#### GOAL
Reproduce exactly only the lines from the line that holds "Emit a Python" to the line that holds "ax.bar(x, values, width=0.33, color=colors, zorder=3)", inclusive, in the listing below, and please leave out every picture.

#### Source code of charts

* * * * * * * * *

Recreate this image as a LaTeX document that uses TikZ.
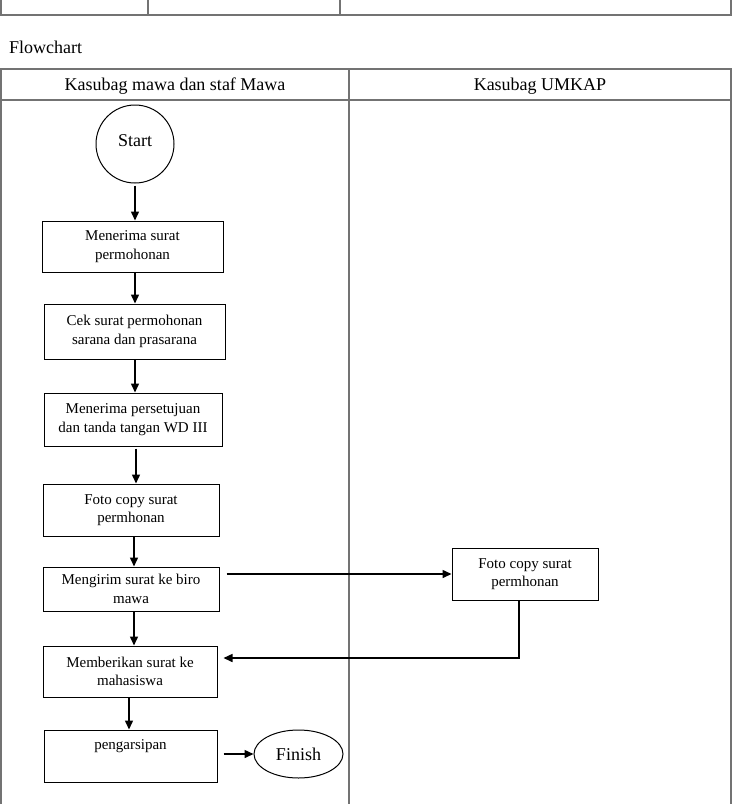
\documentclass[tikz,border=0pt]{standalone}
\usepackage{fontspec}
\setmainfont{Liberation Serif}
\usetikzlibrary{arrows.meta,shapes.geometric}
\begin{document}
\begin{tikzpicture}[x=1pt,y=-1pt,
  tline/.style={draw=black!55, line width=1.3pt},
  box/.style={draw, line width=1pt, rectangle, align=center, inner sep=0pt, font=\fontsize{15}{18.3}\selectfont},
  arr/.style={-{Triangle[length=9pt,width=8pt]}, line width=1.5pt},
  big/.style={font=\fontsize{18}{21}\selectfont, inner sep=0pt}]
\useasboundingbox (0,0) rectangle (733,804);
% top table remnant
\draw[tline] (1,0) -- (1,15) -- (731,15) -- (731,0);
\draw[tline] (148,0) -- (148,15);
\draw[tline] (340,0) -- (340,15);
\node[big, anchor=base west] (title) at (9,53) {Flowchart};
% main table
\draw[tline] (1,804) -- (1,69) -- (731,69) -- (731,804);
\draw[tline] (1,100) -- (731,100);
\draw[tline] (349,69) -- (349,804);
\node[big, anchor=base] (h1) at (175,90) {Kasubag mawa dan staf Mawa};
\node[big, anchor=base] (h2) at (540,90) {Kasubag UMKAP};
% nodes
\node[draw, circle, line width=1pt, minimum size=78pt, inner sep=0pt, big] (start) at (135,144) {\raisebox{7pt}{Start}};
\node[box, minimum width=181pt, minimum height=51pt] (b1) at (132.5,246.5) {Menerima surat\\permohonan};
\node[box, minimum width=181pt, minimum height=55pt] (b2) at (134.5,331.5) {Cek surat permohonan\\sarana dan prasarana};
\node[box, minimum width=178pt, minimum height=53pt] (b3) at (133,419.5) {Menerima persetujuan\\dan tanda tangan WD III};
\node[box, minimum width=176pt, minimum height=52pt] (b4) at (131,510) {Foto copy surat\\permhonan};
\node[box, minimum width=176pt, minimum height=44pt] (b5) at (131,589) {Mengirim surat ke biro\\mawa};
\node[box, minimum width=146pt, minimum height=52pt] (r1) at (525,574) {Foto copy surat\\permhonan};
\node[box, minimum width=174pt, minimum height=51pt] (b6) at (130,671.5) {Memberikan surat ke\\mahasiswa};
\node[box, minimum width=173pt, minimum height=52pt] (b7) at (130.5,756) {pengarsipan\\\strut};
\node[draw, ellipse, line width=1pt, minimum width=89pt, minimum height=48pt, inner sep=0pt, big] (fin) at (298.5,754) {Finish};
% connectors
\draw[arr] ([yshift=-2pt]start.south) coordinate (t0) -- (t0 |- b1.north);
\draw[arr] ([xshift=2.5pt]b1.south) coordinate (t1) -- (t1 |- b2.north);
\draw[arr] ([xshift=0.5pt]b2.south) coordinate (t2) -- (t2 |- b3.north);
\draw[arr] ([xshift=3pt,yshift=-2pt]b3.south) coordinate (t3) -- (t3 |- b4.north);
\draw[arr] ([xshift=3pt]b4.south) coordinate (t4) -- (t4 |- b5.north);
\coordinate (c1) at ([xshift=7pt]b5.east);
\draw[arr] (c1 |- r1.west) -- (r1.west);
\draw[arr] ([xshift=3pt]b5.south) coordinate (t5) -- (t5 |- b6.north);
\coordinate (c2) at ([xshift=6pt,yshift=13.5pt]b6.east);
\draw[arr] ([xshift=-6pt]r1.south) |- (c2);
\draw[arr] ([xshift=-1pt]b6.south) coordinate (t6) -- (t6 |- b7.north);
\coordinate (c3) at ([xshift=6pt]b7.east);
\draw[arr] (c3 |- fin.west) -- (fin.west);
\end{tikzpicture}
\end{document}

* * * * * * * * *

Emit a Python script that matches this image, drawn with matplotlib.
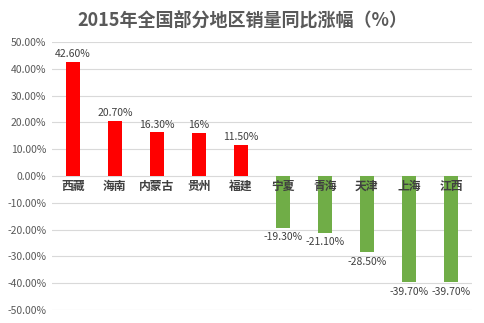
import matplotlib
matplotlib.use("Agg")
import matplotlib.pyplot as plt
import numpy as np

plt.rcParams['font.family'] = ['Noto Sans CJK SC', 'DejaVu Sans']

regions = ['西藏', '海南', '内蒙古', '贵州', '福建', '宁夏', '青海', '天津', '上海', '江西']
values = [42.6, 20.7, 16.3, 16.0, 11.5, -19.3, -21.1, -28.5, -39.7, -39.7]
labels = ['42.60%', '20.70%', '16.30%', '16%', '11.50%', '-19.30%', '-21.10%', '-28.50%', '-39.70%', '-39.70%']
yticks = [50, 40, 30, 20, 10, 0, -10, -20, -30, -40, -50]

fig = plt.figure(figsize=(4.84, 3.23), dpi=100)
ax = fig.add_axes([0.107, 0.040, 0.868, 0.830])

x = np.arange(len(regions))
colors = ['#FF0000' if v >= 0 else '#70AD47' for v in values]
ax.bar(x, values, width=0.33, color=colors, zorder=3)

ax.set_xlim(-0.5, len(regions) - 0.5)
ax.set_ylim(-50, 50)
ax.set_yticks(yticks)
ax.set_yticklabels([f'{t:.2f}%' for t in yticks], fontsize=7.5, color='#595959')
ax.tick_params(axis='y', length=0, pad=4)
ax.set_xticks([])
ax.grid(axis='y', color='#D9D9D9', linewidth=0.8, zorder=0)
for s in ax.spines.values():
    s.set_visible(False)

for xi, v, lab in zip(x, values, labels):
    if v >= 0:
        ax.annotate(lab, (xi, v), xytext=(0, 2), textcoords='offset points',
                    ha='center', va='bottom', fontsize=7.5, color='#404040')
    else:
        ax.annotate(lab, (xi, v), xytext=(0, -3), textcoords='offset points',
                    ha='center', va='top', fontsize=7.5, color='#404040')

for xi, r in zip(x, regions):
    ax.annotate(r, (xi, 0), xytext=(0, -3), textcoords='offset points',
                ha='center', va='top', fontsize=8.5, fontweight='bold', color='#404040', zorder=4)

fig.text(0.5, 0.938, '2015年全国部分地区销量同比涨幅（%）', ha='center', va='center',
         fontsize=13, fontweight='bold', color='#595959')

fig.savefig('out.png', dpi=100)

* * * * * * * * *

#### RESPONSE TO THIS EXERCISE
Emit a Python script that matches this image, drawn with matplotlib.
import matplotlib
matplotlib.use("Agg")
import matplotlib.pyplot as plt
import numpy as np

plt.rcParams['font.family'] = ['Noto Sans CJK SC', 'DejaVu Sans']

regions = ['西藏', '海南', '内蒙古', '贵州', '福建', '宁夏', '青海', '天津', '上海', '江西']
values = [42.6, 20.7, 16.3, 16.0, 11.5, -19.3, -21.1, -28.5, -39.7, -39.7]
labels = ['42.60%', '20.70%', '16.30%', '16%', '11.50%', '-19.30%', '-21.10%', '-28.50%', '-39.70%', '-39.70%']
yticks = [50, 40, 30, 20, 10, 0, -10, -20, -30, -40, -50]

fig = plt.figure(figsize=(4.84, 3.23), dpi=100)
ax = fig.add_axes([0.107, 0.040, 0.868, 0.830])

x = np.arange(len(regions))
colors = ['#FF0000' if v >= 0 else '#70AD47' for v in values]
ax.bar(x, values, width=0.33, color=colors, zorder=3)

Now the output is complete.